Mijn hypothese nu is dat mijn openstaan, me de vraag deed overnemen. Ik lees net het volgende van Susan David, vrij vertaald: wanneer normale emoties opzij duwen om valse positiviteit te omarmen, verliezen we de capaciteit de skills te ontwikkelen om te kunnen functioneren in deze wereld zoals die is, niet zoals we zouden willen dat die is. 


Door gewoon positief verder te gaan, zoals ik ervaarde bij de jongere Annelies, of door de emoties opzij te duwen door het gesprek niet aan te gaan, leerde ik niet de skills die nodig zijn om in deze wereld te functioneren. Ik ben volledig verantwoordelijk voor hoe ik nu functioneer. 

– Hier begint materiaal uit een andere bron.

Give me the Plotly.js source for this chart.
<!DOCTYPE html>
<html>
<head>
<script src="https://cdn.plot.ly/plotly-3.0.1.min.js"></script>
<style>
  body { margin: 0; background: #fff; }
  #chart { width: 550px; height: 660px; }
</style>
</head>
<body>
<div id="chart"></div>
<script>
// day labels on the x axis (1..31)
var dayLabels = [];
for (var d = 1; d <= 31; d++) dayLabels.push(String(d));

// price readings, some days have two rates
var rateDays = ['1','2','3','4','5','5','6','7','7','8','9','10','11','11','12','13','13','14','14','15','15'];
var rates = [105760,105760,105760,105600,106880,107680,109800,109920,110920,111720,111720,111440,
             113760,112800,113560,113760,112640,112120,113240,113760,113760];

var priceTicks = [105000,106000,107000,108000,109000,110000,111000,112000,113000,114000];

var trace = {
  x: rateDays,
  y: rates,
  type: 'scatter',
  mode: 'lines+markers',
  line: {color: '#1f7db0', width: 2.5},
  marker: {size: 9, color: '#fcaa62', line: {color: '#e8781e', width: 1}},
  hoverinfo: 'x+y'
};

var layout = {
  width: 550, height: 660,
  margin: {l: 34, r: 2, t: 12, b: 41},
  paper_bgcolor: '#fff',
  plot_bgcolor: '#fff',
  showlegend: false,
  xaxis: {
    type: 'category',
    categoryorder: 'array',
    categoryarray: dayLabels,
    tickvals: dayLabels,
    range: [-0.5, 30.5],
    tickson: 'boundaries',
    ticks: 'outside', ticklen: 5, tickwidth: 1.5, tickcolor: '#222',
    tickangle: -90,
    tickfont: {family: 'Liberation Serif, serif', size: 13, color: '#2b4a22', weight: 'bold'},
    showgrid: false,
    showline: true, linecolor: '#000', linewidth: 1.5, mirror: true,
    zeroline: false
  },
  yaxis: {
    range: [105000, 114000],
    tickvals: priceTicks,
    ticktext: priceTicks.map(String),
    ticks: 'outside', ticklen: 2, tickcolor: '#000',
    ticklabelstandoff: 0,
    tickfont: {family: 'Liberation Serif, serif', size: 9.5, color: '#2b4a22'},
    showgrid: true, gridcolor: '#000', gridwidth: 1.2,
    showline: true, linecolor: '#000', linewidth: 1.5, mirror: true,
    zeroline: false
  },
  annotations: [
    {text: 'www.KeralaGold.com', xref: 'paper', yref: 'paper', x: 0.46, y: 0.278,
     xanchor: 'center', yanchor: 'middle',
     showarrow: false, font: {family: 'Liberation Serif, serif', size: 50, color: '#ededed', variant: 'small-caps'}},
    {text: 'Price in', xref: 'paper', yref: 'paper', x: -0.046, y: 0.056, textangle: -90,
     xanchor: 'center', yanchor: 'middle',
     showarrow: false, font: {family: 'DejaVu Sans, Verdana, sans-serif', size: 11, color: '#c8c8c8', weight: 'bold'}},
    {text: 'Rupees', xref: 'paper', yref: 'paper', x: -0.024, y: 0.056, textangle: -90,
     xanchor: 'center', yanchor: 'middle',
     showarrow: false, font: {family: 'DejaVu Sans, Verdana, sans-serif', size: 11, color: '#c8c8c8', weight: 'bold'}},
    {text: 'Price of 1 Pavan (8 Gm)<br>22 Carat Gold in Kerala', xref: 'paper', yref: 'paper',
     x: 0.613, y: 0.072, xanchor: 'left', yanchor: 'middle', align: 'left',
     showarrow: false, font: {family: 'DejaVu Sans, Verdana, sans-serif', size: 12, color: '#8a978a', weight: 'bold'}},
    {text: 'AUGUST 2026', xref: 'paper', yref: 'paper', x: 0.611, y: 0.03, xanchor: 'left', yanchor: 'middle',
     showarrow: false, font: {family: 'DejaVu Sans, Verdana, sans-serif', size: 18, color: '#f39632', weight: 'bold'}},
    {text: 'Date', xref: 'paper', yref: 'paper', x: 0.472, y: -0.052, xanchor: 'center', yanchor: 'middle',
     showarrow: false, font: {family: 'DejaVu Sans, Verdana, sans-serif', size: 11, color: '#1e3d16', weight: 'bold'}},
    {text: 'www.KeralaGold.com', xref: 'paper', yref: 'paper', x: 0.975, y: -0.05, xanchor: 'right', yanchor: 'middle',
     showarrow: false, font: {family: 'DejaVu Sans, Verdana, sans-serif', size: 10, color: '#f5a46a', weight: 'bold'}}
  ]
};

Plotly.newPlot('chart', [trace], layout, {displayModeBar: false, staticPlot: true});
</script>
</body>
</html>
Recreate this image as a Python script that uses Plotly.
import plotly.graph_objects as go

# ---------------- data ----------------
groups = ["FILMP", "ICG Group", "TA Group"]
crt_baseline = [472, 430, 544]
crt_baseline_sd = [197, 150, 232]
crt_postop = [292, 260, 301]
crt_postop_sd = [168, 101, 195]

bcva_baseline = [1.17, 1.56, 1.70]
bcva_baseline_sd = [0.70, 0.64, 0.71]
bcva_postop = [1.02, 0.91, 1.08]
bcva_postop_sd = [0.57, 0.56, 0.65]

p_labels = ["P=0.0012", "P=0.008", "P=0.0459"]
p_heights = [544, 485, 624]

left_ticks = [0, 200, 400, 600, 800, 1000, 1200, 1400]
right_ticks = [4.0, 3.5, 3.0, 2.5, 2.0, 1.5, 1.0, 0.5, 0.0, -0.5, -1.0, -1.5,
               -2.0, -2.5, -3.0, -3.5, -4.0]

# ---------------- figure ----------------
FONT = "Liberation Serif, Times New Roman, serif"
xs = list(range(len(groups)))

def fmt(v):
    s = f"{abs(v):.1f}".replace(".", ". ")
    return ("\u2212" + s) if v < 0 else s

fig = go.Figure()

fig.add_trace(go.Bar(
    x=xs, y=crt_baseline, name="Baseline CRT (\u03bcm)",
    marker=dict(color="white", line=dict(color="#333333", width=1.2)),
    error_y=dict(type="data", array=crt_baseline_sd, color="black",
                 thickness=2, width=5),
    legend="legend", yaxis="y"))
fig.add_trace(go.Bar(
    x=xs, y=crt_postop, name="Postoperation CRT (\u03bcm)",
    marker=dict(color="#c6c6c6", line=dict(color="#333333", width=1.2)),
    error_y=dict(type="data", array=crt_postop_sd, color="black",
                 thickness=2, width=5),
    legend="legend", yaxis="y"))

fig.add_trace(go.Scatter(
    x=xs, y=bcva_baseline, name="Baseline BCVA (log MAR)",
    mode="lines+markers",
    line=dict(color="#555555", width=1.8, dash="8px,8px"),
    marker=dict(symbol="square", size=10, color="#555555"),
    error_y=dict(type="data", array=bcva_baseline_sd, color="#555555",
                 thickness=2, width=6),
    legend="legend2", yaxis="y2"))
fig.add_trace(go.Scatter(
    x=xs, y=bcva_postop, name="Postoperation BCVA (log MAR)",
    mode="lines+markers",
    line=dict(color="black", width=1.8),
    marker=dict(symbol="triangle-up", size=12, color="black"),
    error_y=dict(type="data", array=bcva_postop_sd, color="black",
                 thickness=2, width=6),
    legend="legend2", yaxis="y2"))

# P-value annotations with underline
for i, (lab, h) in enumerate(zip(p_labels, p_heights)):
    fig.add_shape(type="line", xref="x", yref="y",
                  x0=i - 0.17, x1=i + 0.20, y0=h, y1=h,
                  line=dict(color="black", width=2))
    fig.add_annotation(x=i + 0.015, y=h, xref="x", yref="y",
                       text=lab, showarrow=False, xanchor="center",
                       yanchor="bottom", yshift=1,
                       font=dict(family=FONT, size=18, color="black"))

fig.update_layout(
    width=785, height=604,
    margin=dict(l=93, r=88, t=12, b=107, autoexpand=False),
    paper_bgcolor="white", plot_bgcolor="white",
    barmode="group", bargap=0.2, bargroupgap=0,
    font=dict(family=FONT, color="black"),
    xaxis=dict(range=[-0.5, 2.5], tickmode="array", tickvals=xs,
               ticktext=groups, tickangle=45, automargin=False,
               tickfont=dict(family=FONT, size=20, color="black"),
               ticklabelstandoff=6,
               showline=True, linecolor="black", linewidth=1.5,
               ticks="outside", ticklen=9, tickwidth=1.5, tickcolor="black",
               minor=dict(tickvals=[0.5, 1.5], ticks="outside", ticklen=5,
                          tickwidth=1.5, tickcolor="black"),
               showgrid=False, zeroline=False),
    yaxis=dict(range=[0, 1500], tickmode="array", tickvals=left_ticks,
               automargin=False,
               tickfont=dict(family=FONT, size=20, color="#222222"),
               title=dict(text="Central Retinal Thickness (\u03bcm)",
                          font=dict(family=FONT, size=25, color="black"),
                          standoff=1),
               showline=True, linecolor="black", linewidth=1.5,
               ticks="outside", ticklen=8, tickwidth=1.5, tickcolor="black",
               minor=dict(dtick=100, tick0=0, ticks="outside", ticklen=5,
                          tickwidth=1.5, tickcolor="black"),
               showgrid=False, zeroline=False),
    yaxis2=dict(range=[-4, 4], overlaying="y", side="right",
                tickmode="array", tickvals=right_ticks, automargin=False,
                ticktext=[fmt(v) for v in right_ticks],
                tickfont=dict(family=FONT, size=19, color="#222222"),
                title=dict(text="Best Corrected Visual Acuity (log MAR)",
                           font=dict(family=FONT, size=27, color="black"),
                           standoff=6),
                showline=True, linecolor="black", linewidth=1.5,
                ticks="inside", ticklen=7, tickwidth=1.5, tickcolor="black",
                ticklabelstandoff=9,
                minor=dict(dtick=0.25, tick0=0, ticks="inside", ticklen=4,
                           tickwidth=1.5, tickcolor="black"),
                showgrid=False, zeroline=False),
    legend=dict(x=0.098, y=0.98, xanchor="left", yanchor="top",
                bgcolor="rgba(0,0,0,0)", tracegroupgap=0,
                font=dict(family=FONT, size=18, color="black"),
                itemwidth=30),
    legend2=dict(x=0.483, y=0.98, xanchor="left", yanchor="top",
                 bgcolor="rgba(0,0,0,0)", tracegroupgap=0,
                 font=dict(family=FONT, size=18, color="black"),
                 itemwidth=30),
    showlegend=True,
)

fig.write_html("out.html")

Maar zo ben jij dat ook. Er was in kledingmomenten geen tijd voor de normale emoties. Wie heeft er een gesprek in de kledingwinkel over het feit dat het lastig is dat die broek niet past. Nee, met veel positiviteit brengt de verkoper een andere maat of ander model, dat je zeker wel gaat staan. Voor de spiegel gaat deze dat dan ook nog eens mooi uit de doeken doen, maar zo leerde jij niet naar je lichaam te kijken zoals het is. En de skills om het te kleden, zoals het jou emoties zou dienen krijg je op deze manier ook niet.


Dus zomaar van mezelf, jezelf of de ander verwachten dat we kunnen uitspreken waar we nood aan hebben, vragen om de steun die we nodig hebben en opkomen voor onszelf is niet evident. We hebben een wereld gemaakt waar weinig ruimte is voor de normale emoties en zo leerden we die skills niet. Ik ga nog bewuster ruimte maken voor emoties, voor mezelf en de mensen rondom me.